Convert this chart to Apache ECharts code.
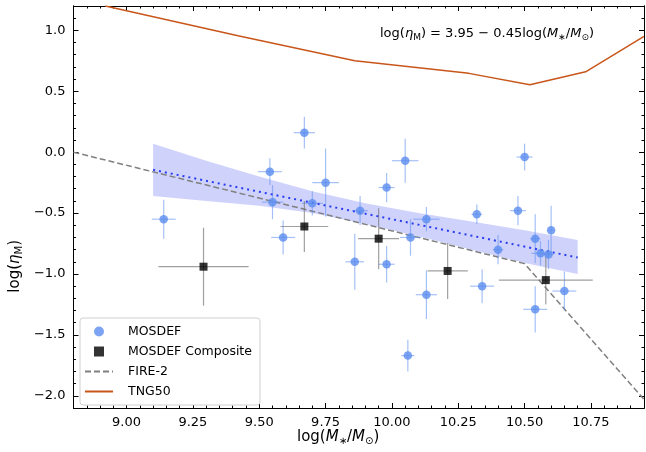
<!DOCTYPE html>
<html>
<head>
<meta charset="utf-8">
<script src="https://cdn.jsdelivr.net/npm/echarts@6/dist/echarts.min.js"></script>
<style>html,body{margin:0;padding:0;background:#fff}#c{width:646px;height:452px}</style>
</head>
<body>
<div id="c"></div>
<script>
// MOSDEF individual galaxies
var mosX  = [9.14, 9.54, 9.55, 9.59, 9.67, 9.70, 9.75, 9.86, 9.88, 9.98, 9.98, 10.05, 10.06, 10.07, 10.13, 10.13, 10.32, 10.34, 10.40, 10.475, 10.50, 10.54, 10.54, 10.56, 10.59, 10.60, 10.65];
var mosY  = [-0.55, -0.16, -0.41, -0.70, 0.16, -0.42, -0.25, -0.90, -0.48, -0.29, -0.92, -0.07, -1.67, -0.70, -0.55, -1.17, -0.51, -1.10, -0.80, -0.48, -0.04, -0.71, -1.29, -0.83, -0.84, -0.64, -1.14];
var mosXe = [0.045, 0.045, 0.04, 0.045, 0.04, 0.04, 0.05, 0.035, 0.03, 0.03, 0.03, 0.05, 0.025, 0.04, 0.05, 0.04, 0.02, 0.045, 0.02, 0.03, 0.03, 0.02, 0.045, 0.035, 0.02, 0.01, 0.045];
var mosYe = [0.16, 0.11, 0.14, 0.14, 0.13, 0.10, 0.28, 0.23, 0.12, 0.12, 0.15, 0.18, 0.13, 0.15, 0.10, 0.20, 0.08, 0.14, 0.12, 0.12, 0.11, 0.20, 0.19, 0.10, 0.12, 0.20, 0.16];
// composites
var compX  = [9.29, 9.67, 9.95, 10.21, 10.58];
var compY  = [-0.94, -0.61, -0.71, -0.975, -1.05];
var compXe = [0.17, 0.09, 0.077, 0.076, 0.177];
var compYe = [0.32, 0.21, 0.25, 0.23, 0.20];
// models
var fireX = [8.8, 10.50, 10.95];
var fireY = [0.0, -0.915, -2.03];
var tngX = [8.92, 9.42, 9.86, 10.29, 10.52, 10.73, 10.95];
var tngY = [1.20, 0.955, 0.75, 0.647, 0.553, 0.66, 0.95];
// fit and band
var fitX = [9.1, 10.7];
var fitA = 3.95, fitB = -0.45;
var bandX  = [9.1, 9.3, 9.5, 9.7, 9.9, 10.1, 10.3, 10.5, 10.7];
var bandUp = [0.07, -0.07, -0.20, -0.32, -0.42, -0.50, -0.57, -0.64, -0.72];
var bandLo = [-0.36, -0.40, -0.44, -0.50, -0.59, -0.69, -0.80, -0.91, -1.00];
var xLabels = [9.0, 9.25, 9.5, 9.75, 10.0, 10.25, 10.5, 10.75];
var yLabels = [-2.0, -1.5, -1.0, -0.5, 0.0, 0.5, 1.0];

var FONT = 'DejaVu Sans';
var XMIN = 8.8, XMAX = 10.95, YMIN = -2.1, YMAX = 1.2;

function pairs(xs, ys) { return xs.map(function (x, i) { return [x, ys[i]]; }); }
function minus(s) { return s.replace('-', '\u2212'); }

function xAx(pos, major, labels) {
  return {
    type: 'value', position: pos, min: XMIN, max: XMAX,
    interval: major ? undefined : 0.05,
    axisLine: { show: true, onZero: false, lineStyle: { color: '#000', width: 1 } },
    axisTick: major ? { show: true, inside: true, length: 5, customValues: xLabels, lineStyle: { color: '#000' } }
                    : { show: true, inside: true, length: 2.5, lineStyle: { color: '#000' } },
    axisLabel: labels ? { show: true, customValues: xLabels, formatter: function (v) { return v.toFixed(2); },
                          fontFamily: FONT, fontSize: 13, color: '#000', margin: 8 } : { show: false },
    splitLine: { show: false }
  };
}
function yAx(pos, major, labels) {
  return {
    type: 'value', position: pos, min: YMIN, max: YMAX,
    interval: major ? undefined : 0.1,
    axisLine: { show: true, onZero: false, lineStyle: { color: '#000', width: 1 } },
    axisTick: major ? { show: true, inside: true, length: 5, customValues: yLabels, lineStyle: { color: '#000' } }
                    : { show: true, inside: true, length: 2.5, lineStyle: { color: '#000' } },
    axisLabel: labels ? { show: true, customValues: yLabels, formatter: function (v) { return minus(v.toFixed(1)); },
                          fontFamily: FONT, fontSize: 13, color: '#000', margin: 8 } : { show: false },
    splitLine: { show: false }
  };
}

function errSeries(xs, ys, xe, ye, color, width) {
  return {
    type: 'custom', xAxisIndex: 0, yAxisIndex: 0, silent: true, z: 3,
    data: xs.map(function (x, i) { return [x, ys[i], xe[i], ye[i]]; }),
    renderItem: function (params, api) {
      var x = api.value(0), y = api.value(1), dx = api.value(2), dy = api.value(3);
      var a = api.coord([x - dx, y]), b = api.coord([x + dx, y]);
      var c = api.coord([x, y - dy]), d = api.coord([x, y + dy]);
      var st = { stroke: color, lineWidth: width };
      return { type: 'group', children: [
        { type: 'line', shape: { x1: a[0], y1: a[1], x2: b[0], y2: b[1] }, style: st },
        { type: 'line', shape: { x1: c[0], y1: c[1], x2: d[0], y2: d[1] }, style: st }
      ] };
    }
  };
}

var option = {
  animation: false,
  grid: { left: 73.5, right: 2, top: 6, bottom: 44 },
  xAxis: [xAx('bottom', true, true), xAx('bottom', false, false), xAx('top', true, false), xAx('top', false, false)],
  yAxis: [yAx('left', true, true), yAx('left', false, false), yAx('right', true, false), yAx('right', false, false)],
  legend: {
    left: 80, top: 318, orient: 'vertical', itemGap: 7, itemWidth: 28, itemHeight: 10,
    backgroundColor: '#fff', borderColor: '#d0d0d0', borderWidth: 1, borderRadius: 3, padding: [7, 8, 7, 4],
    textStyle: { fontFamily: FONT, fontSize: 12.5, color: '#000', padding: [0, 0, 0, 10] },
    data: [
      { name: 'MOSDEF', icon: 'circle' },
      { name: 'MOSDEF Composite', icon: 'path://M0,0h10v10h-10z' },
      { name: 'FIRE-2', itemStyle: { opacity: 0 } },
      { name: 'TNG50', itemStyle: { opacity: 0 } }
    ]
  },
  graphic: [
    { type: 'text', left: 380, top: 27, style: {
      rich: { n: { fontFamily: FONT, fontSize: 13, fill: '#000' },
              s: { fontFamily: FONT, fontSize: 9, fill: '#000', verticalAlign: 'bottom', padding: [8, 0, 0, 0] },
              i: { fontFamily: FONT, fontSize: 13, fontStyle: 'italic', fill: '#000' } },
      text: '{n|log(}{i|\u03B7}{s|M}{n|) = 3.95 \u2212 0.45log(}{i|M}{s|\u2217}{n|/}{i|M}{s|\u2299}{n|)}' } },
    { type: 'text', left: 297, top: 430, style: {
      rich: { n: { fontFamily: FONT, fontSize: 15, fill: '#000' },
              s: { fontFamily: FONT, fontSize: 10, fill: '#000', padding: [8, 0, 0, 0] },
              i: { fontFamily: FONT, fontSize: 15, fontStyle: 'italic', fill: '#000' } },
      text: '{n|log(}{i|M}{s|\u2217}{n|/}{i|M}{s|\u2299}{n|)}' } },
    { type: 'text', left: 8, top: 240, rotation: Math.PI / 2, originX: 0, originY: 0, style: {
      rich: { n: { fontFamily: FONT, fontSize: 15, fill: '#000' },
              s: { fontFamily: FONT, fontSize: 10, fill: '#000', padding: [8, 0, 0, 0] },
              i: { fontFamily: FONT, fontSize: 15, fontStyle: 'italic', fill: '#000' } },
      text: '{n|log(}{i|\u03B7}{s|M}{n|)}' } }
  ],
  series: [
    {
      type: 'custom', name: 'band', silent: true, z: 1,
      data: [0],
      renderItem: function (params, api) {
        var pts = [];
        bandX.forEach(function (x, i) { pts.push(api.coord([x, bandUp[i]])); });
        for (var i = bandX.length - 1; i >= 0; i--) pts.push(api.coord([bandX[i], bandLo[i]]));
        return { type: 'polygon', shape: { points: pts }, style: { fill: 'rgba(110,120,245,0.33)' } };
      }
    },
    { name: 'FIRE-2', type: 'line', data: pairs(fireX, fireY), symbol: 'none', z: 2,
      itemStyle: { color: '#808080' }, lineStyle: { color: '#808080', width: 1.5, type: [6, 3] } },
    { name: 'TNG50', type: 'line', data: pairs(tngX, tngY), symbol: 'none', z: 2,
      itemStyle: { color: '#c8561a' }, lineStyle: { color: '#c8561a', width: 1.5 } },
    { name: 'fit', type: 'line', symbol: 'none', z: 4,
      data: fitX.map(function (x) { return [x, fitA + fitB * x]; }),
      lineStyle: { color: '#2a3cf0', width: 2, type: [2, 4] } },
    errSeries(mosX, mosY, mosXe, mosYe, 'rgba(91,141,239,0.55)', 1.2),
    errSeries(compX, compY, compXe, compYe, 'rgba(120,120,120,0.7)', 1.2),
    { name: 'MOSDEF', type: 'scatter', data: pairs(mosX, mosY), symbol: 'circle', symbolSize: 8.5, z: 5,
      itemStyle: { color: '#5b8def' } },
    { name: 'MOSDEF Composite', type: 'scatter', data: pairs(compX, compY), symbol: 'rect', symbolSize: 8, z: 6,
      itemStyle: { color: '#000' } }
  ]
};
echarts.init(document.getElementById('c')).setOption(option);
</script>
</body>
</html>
= = = = = = =
**Work required**
Pictures are excluded; extract exactly the lines from the start of the data through the line that holds "var XMIN = 8.8, XMAX", both ends included.

**Response to this exercise**
Convert this chart to Apache ECharts code.
<!DOCTYPE html>
<html>
<head>
<meta charset="utf-8">
<script src="https://cdn.jsdelivr.net/npm/echarts@6/dist/echarts.min.js"></script>
<style>html,body{margin:0;padding:0;background:#fff}#c{width:646px;height:452px}</style>
</head>
<body>
<div id="c"></div>
<script>
// MOSDEF individual galaxies
var mosX  = [9.14, 9.54, 9.55, 9.59, 9.67, 9.70, 9.75, 9.86, 9.88, 9.98, 9.98, 10.05, 10.06, 10.07, 10.13, 10.13, 10.32, 10.34, 10.40, 10.475, 10.50, 10.54, 10.54, 10.56, 10.59, 10.60, 10.65];
var mosY  = [-0.55, -0.16, -0.41, -0.70, 0.16, -0.42, -0.25, -0.90, -0.48, -0.29, -0.92, -0.07, -1.67, -0.70, -0.55, -1.17, -0.51, -1.10, -0.80, -0.48, -0.04, -0.71, -1.29, -0.83, -0.84, -0.64, -1.14];
var mosXe = [0.045, 0.045, 0.04, 0.045, 0.04, 0.04, 0.05, 0.035, 0.03, 0.03, 0.03, 0.05, 0.025, 0.04, 0.05, 0.04, 0.02, 0.045, 0.02, 0.03, 0.03, 0.02, 0.045, 0.035, 0.02, 0.01, 0.045];
var mosYe = [0.16, 0.11, 0.14, 0.14, 0.13, 0.10, 0.28, 0.23, 0.12, 0.12, 0.15, 0.18, 0.13, 0.15, 0.10, 0.20, 0.08, 0.14, 0.12, 0.12, 0.11, 0.20, 0.19, 0.10, 0.12, 0.20, 0.16];
// composites
var compX  = [9.29, 9.67, 9.95, 10.21, 10.58];
var compY  = [-0.94, -0.61, -0.71, -0.975, -1.05];
var compXe = [0.17, 0.09, 0.077, 0.076, 0.177];
var compYe = [0.32, 0.21, 0.25, 0.23, 0.20];
// models
var fireX = [8.8, 10.50, 10.95];
var fireY = [0.0, -0.915, -2.03];
var tngX = [8.92, 9.42, 9.86, 10.29, 10.52, 10.73, 10.95];
var tngY = [1.20, 0.955, 0.75, 0.647, 0.553, 0.66, 0.95];
// fit and band
var fitX = [9.1, 10.7];
var fitA = 3.95, fitB = -0.45;
var bandX  = [9.1, 9.3, 9.5, 9.7, 9.9, 10.1, 10.3, 10.5, 10.7];
var bandUp = [0.07, -0.07, -0.20, -0.32, -0.42, -0.50, -0.57, -0.64, -0.72];
var bandLo = [-0.36, -0.40, -0.44, -0.50, -0.59, -0.69, -0.80, -0.91, -1.00];
var xLabels = [9.0, 9.25, 9.5, 9.75, 10.0, 10.25, 10.5, 10.75];
var yLabels = [-2.0, -1.5, -1.0, -0.5, 0.0, 0.5, 1.0];

var FONT = 'DejaVu Sans';
var XMIN = 8.8, XMAX = 10.95, YMIN = -2.1, YMAX = 1.2;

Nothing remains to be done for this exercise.